-- begin --

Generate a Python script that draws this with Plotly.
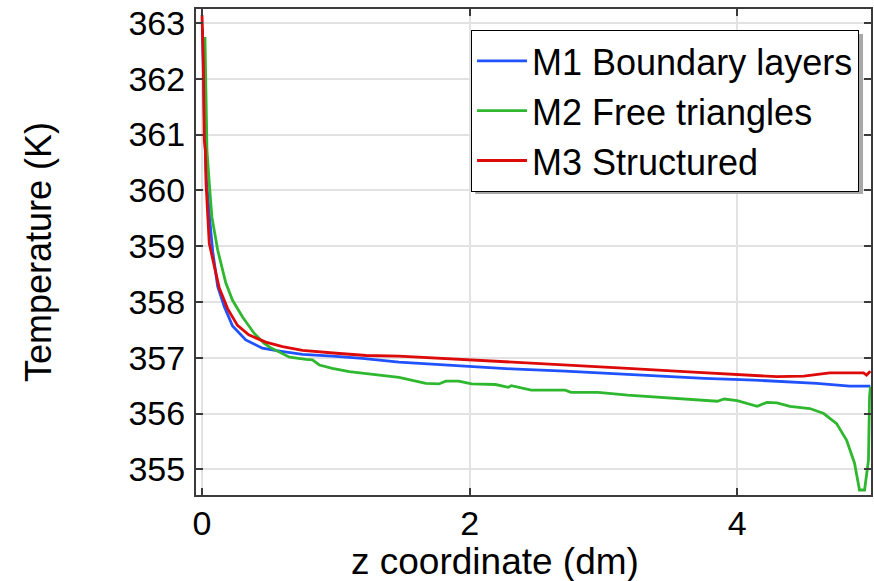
import plotly.graph_objects as go

# ---- data ----
series_names = ["M1 Boundary layers", "M2 Free triangles", "M3 Structured"]
series_colors = ["#2152ff", "#2fb82f", "#dd0a0a"]

z_m1 = [0.003, 0.019, 0.033, 0.050, 0.067, 0.080, 0.117, 0.166, 0.228, 0.327, 0.451, 0.580,
        0.751, 0.974, 1.197, 1.472, 1.896, 2.312, 2.714, 2.959, 3.182, 3.755, 4.126, 4.595,
        4.840, 4.995]
t_m1 = [362.90, 361.08, 360.18, 359.77, 359.23, 358.90, 358.28, 357.92, 357.57, 357.32, 357.17,
        357.12, 357.06, 357.03, 356.99, 356.92, 356.86, 356.80, 356.76, 356.73, 356.69, 356.63,
        356.60, 356.54, 356.49, 356.49]

z_m2 = [0.022, 0.035, 0.037, 0.054, 0.074, 0.117, 0.178, 0.228, 0.303, 0.389, 0.463, 0.506,
        0.654, 0.778, 0.825, 0.877, 0.974, 1.100, 1.227, 1.301, 1.472, 1.673, 1.770, 1.822,
        1.918, 2.015, 2.193, 2.290, 2.312, 2.461, 2.714, 2.758, 2.959, 3.182, 3.554, 3.851,
        3.903, 4.000, 4.149, 4.223, 4.297, 4.394, 4.543, 4.647, 4.743, 4.818, 4.877, 4.914,
        4.952, 4.981, 4.989, 4.996]
t_m2 = [362.75, 361.29, 360.72, 360.13, 359.52, 358.93, 358.34, 358.03, 357.73, 357.44, 357.26,
        357.19, 357.01, 356.97, 356.96, 356.87, 356.81, 356.75, 356.72, 356.69, 356.65, 356.54,
        356.53, 356.58, 356.58, 356.53, 356.52, 356.47, 356.50, 356.42, 356.42, 356.38, 356.38,
        356.33, 356.27, 356.22, 356.26, 356.23, 356.13, 356.20, 356.19, 356.13, 356.09, 356.00,
        355.82, 355.52, 355.11, 354.63, 354.63, 355.16, 356.30, 356.48]

z_m3 = [0.000, 0.010, 0.017, 0.025, 0.030, 0.042, 0.054, 0.091, 0.129, 0.191, 0.265, 0.349,
        0.476, 0.602, 0.751, 1.004, 1.227, 1.472, 1.866, 2.089, 2.513, 2.959, 3.182, 3.606,
        4.000, 4.297, 4.498, 4.691, 4.944, 4.967, 4.995]
t_m3 = [363.14, 362.30, 360.90, 360.72, 360.13, 359.52, 359.05, 358.65, 358.25, 357.88, 357.58,
        357.41, 357.28, 357.20, 357.13, 357.08, 357.04, 357.03, 356.98, 356.95, 356.90, 356.85,
        356.81, 356.75, 356.70, 356.66, 356.67, 356.73, 356.73, 356.69, 356.76]

x_ticks = [0, 2, 4]
y_ticks = [355, 356, 357, 358, 359, 360, 361, 362, 363]
x_range = [-0.045, 5.0]
y_range = [354.54, 363.25]
x_title = "z coordinate (dm)"
y_title = "Temperature (K)"

FONT = "Liberation Sans, Arial, Helvetica, sans-serif"

fig = go.Figure()
for name, color, xs, ys in [
    (series_names[0], series_colors[0], z_m1, t_m1),
    (series_names[1], series_colors[1], z_m2, t_m2),
    (series_names[2], series_colors[2], z_m3, t_m3),
]:
    fig.add_trace(go.Scatter(x=xs, y=ys, mode="lines", name=name, legendgroup=name,
                             line=dict(color=color, width=2.8)))

axis_common = dict(
    showline=True, linecolor="#3a3a3a", linewidth=2, mirror="ticks",
    ticks="inside", ticklen=7, tickwidth=2, tickcolor="#3a3a3a",
    showgrid=True, gridcolor="#e2e2e2", gridwidth=1.5, zeroline=False,
    tickfont=dict(family=FONT, size=34, color="black"),
)

fig.update_xaxes(range=x_range, tickvals=x_ticks, ticklabelstandoff=-3, **axis_common)
fig.update_yaxes(range=y_range, tickvals=y_ticks, ticklabelstandoff=2,
                 title=dict(text=y_title, font=dict(family=FONT, size=36, color="black"),
                            standoff=66),
                 **axis_common)

L, T, W, H = 196, 9, 677, 486
def px_x(p): return (p - L) / W
def px_y(p): return (T + H - p) / H

# x-axis title, placed as in the reference
fig.add_annotation(text=x_title, xref="paper", yref="paper", x=px_x(496), y=px_y(561),
                   xanchor="center", yanchor="middle", showarrow=False,
                   font=dict(family=FONT, size=37, color="black"))

# legend drop shadow (decoration)
fig.add_shape(type="rect", xref="paper", yref="paper", layer="above",
              x0=px_x(476), x1=px_x(865), y0=px_y(194), y1=px_y(34),
              fillcolor="#a8a8a8", line=dict(width=0))

fig.update_layout(
    width=874, height=581,
    margin=dict(l=196, r=1, t=9, b=86),
    paper_bgcolor="white", plot_bgcolor="white",
    font=dict(family=FONT, color="black"),
    showlegend=True,
    legend=dict(x=px_x(861), xanchor="right", y=px_y(30), yanchor="top",
                bgcolor="white", bordercolor="black", borderwidth=1,
                font=dict(family=FONT, size=36, color="black"),
                itemwidth=50, tracegroupgap=3, traceorder="normal"),
)

fig.write_html("out.html")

-- end --

§ Aim of the exercise
Write out exactly the opening lines of the data, stopping after the line that holds "import plotly.graph_objects as go". Exclude pictures.

§ Exercise solution
Generate a Python script that draws this with Plotly.
import plotly.graph_objects as go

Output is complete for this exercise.